IMF seeks to clarify position on Greek debt after “misinformation”

13 Dec 16

Claims the International Monetary Fund is demanding more austerity in Greece amount to ‘turning the truth upside down’, the fund has argued.

Greece Capital Shutterstock.jpg

Greece Capital

Photo: Shutterstock

 

In a blog post published yesterday, the IMF said it was Greece and its European partners that had agreed further austerity measures under the country’s €86bn bailout, exposing the tensions between the fund and European institutions in the disagreement on the Greek recovery.

So far, the IMF has refused to participate in the third Greek bailout, which it has said is unachievable. The fund said the post was needed to clear up “misinformation” regarding its stance, which, as the blog makes clear, drastically departs from Europe’s view.

“This [suggestion the IMF is calling for greater austerity] is not true, and clarifications are in order,” Poul Thomsen, head of the IMF’s European department, responsible for the Greek programme, and Maurice Obstfeld, the fund’s chief economist, wrote in a blog post published yesterday.

“Claiming that it is the IMF that is calling for this turns the truth upside down.”

The post stressed that the fund had in fact warned the Greek government and its European partners that a target to reach a budget surplus of 3.5% of GDP by 2018 would require a degree of austerity that could threaten the economy’s nascent recovery.

In addition, it continued, the fund projected the measures agreed under the programme would only be sufficient to achieve a surplus of 1.5% of GDP, which in the IMF’s view was enough for the fund to support to programme.

“We did not call for additional measures to achieve a higher surplus,” it said. “But contrary to our advice, the Greek government agreed with the European institutions to temporarily compress spending further if needed to ensure the surplus would reach 3.5%.”

The post reiterated that, in the fund’s view, Greece “does not need more austerity at this time”.

Rather, Greece needs “growth-friendly” and “fair” reforms – mainly to the structure of its taxes and spending – to come anywhere close to sustaining “even a modest” surplus and realising longer-term growth ambitions.

The country’s bailout packages continue to cut investment and discretionary spending, resulting in “decaying” public infrastructure and services.

“These cuts have already gone too far,” said Thomsen and Obstfeld.
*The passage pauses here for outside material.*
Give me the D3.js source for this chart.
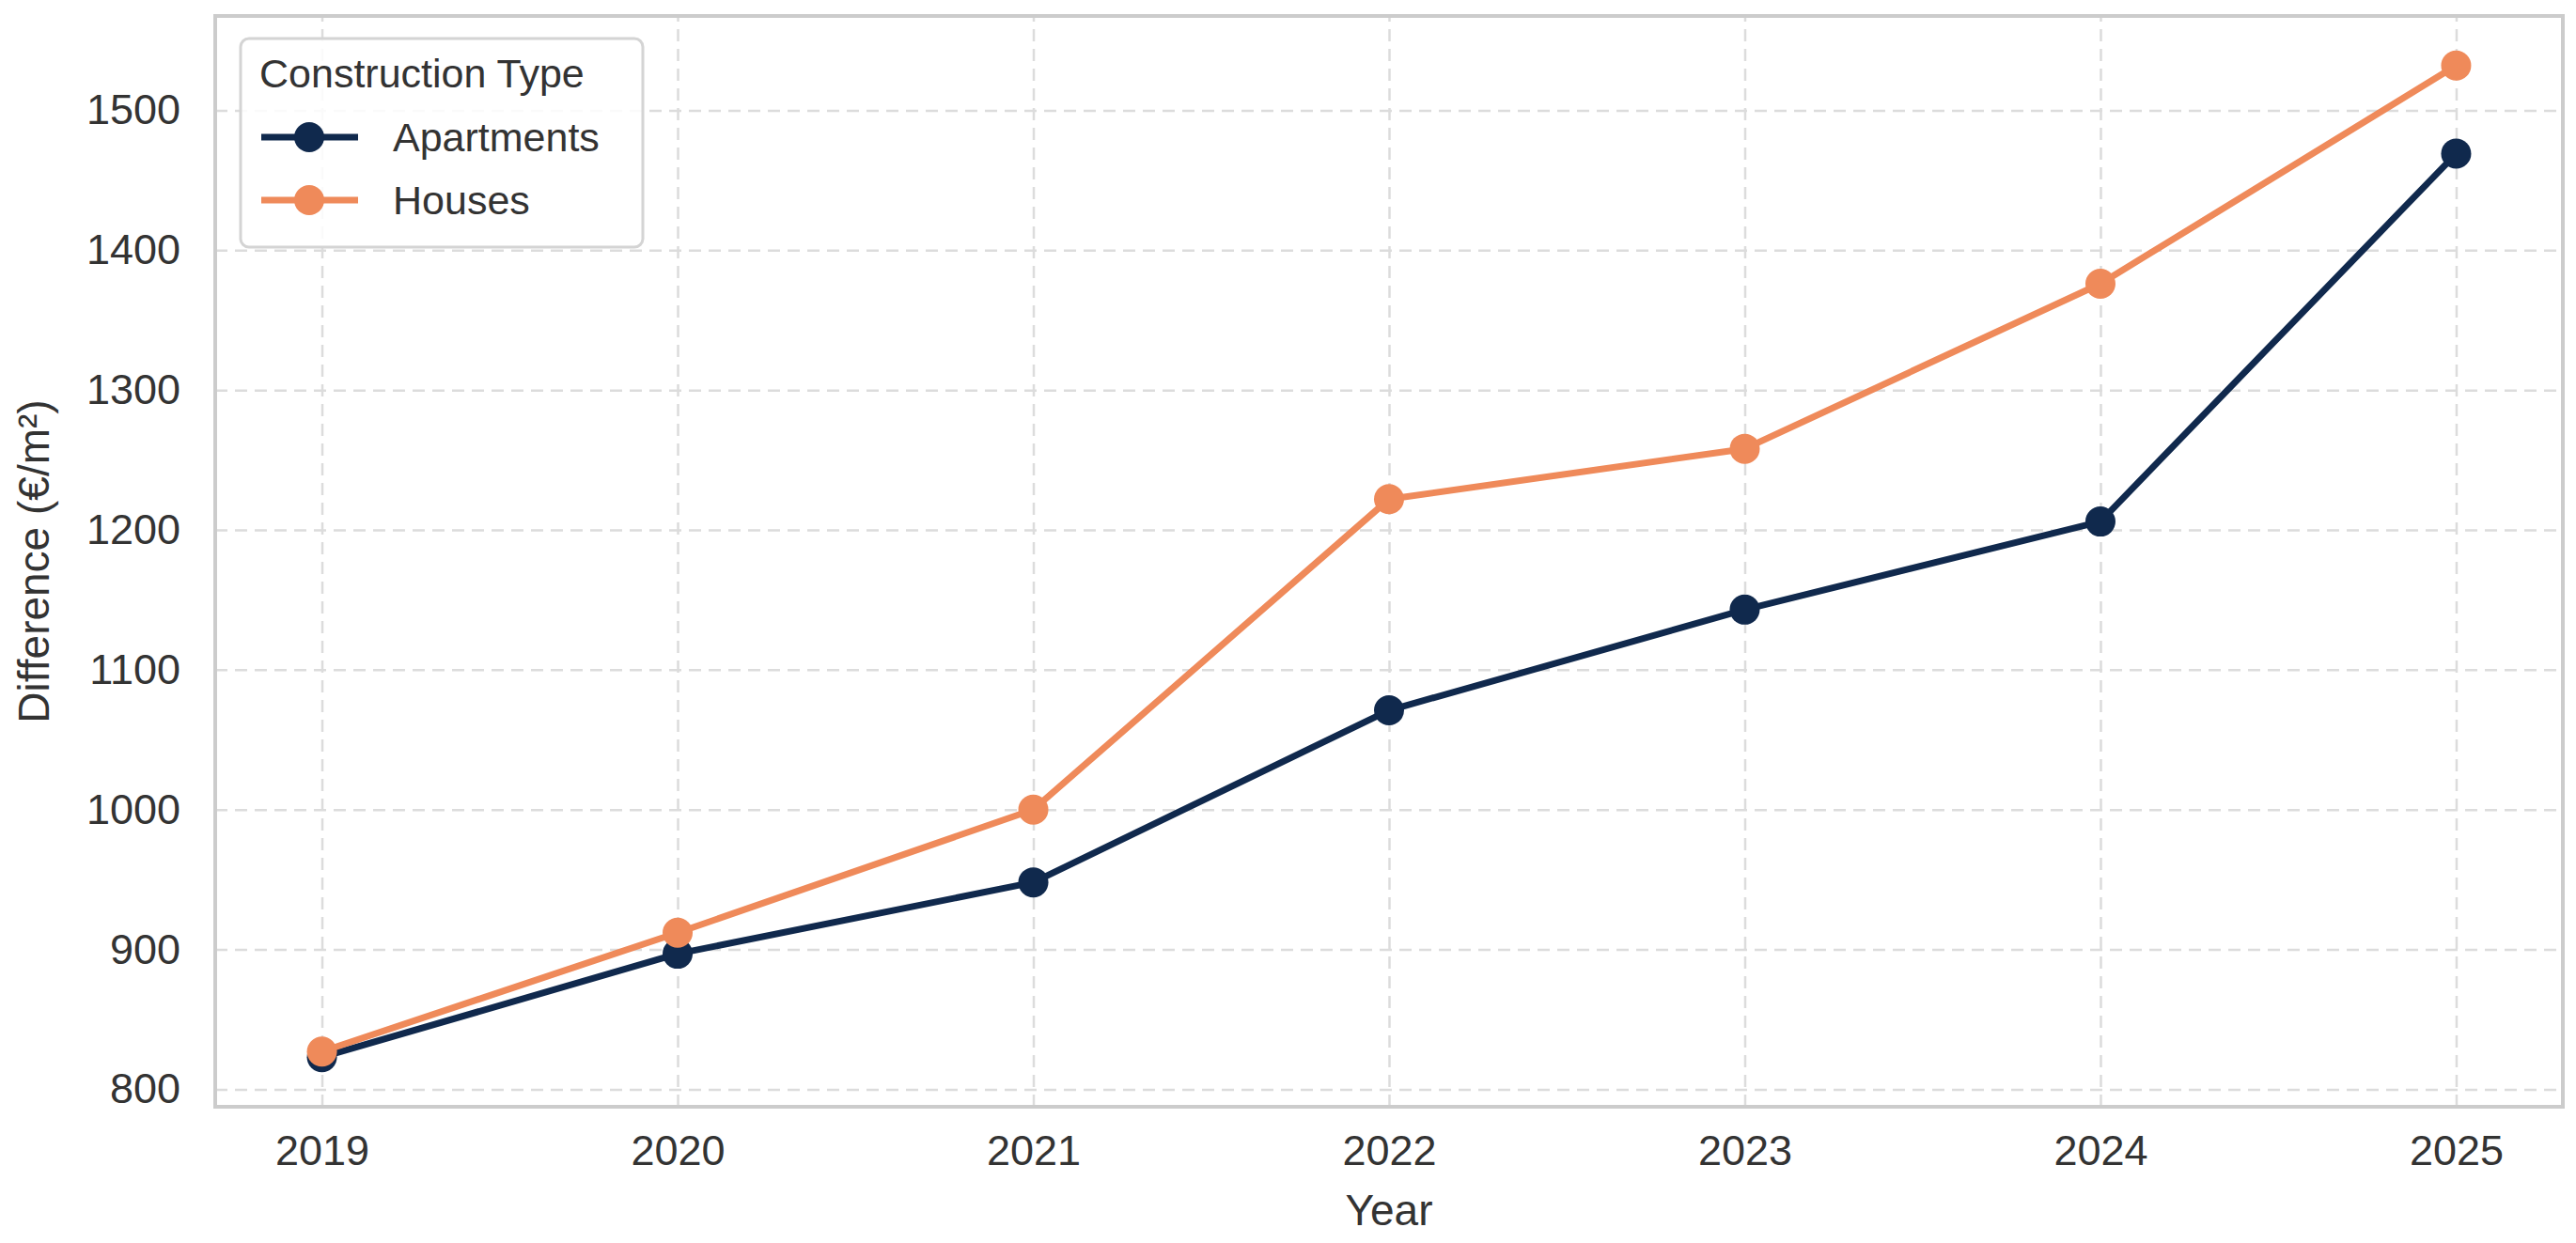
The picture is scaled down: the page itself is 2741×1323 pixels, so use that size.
<!DOCTYPE html>
<html lang="en">

<head>
    <meta charset="UTF-8">
    <title>Difference by Construction Type</title>
    <style>
        body {
            margin: 0;
            overflow: hidden;
            background: #fff;
        }

        svg {
            display: block;
        }

        text {
            font-family: "Liberation Sans", Arial, sans-serif;
            fill: #333333;
        }
    </style>
</head>

<body>
    <svg></svg>

    <script src="https://d3js.org/d3.v7.min.js"></script>
    <script>
        const width = 2741;
        const height = 1323;

        // data
        const years = [2019, 2020, 2021, 2022, 2023, 2024, 2025];
        const apartments = [823, 897, 948, 1071, 1143, 1206, 1469];
        const houses = [827, 912, 1000, 1222, 1258, 1376, 1532];
        const yTicks = [800, 900, 1000, 1100, 1200, 1300, 1400, 1500];

        const seriesNames = ["Apartments", "Houses"];
        const seriesColors = ["#10294d", "#ef8a5a"];

        const series = [apartments, houses].map((vals, i) => ({
            name: seriesNames[i],
            color: seriesColors[i],
            points: years.map((y, j) => ({ year: y, value: vals[j] }))
        }));

        const margin = { top: 17, right: 14, bottom: 145, left: 229 };
        const innerW = width - margin.left - margin.right;
        const innerH = height - margin.top - margin.bottom;

        const svg = d3.select("svg")
            .attr("width", width)
            .attr("height", height);

        // matplotlib-like 5% padding on both axes
        const allVals = apartments.concat(houses);
        const yMin = d3.min(allVals), yMax = d3.max(allVals);
        const yPad = (yMax - yMin) * 0.05;
        const xPad = (years[years.length - 1] - years[0]) * 0.05;

        const x = d3.scaleLinear()
            .domain([years[0] - xPad, years[years.length - 1] + xPad])
            .range([0, innerW]);

        const y = d3.scaleLinear()
            .domain([yMin - yPad, yMax + yPad])
            .range([innerH, 0]);

        const g = svg.append("g")
            .attr("transform", `translate(${margin.left},${margin.top})`);

        // grid
        const xAxis = g.append("g")
            .attr("transform", `translate(0,${innerH})`)
            .call(d3.axisBottom(x).tickValues(years).tickFormat(d3.format("d"))
                .tickSize(-innerH).tickPadding(30));

        const yAxis = g.append("g")
            .call(d3.axisLeft(y).tickValues(yTicks).tickFormat(d3.format("d"))
                .tickSize(-innerW).tickPadding(37));

        [xAxis, yAxis].forEach(ax => {
            ax.select(".domain").remove();
            ax.selectAll(".tick line")
                .attr("stroke", "#dcdcdc")
                .attr("stroke-width", 2.5)
                .attr("stroke-dasharray", "13 8");
            ax.selectAll(".tick text")
                .style("font-size", "45px")
                .attr("fill", "#333333");
        });
        xAxis.selectAll(".tick text").attr("dy", "0.71em");

        // frame
        g.append("rect")
            .attr("width", innerW)
            .attr("height", innerH)
            .attr("fill", "none")
            .attr("stroke", "#cccccc")
            .attr("stroke-width", 4);

        // lines + markers
        const line = d3.line()
            .x(d => x(d.year))
            .y(d => y(d.value));

        series.forEach(s => {
            g.append("path")
                .datum(s.points)
                .attr("fill", "none")
                .attr("stroke", s.color)
                .attr("stroke-width", 7)
                .attr("stroke-linejoin", "round")
                .attr("d", line);

            g.append("g")
                .selectAll("circle")
                .data(s.points)
                .join("circle")
                .attr("cx", d => x(d.year))
                .attr("cy", d => y(d.value))
                .attr("r", 16)
                .attr("fill", s.color);
        });

        // axis labels
        svg.append("text")
            .attr("x", margin.left + innerW / 2)
            .attr("y", 1304)
            .attr("text-anchor", "middle")
            .style("font-size", "46px")
            .text("Year");

        svg.append("text")
            .attr("transform", `translate(52,${margin.top + innerH / 2}) rotate(-90)`)
            .attr("text-anchor", "middle")
            .style("font-size", "46px")
            .text("Difference (€/m²)");

        // legend
        const legend = svg.append("g")
            .attr("transform", "translate(256,41)");

        legend.append("rect")
            .attr("width", 428)
            .attr("height", 222)
            .attr("rx", 9)
            .attr("fill", "#ffffff")
            .attr("fill-opacity", 0.85)
            .attr("stroke", "#d4d4d4")
            .attr("stroke-width", 3);

        legend.append("text")
            .attr("x", 20)
            .attr("y", 52)
            .style("font-size", "43px")
            .text("Construction Type");

        const entry = legend.selectAll(".entry")
            .data(series)
            .join("g")
            .attr("class", "entry")
            .attr("transform", (d, i) => `translate(0,${105 + i * 67})`);

        entry.append("line")
            .attr("x1", 22)
            .attr("x2", 125)
            .attr("stroke", d => d.color)
            .attr("stroke-width", 7);

        entry.append("circle")
            .attr("cx", 73)
            .attr("r", 16)
            .attr("fill", d => d.color);

        entry.append("text")
            .attr("x", 162)
            .attr("dy", "0.35em")
            .style("font-size", "43px")
            .text(d => d.name);
    </script>
</body>

</html>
Instead, the country needs to modernise, address an income tax regime that exempts more than half of households and overhaul its “extremely generous” pension system that costs nearly 11% of GDP per year.

In any case, the reforms required under the programme and the debt relief provided need to “add up in a credible manner”, they continued.

Countries like Germany, where support for the bailout is faltering, are eager for IMF endorsement as this would be seen to give the programme credibility.

But Thomsen and Obstfeld said that the current combination of targets, reform and debt relief is “simply not credible”.

“Not even a surplus of 1.5% of GDP is consistent with strong growth without pension and tax reforms... it should be obvious that pushing the budget to a surplus of 3.5% of GDP will take an even larger toll on growth.”

If Greece and its European partners agree on a short-term surplus target of 3.5%, the post argued there needs to be a plan as to how this extra 2% is going to be achieved.

“This would require significant additional measures that are not yet in place,” they wrote, adding that these would be needed to be legislated for upfront to prevent “vested interests” from hampering their implementation.

“If Greece agrees with its European partners on ambitious fiscal targets, don’t criticise the IMF for being the ones insisting on austerity when we ask to see the measures required to make such targets credible.”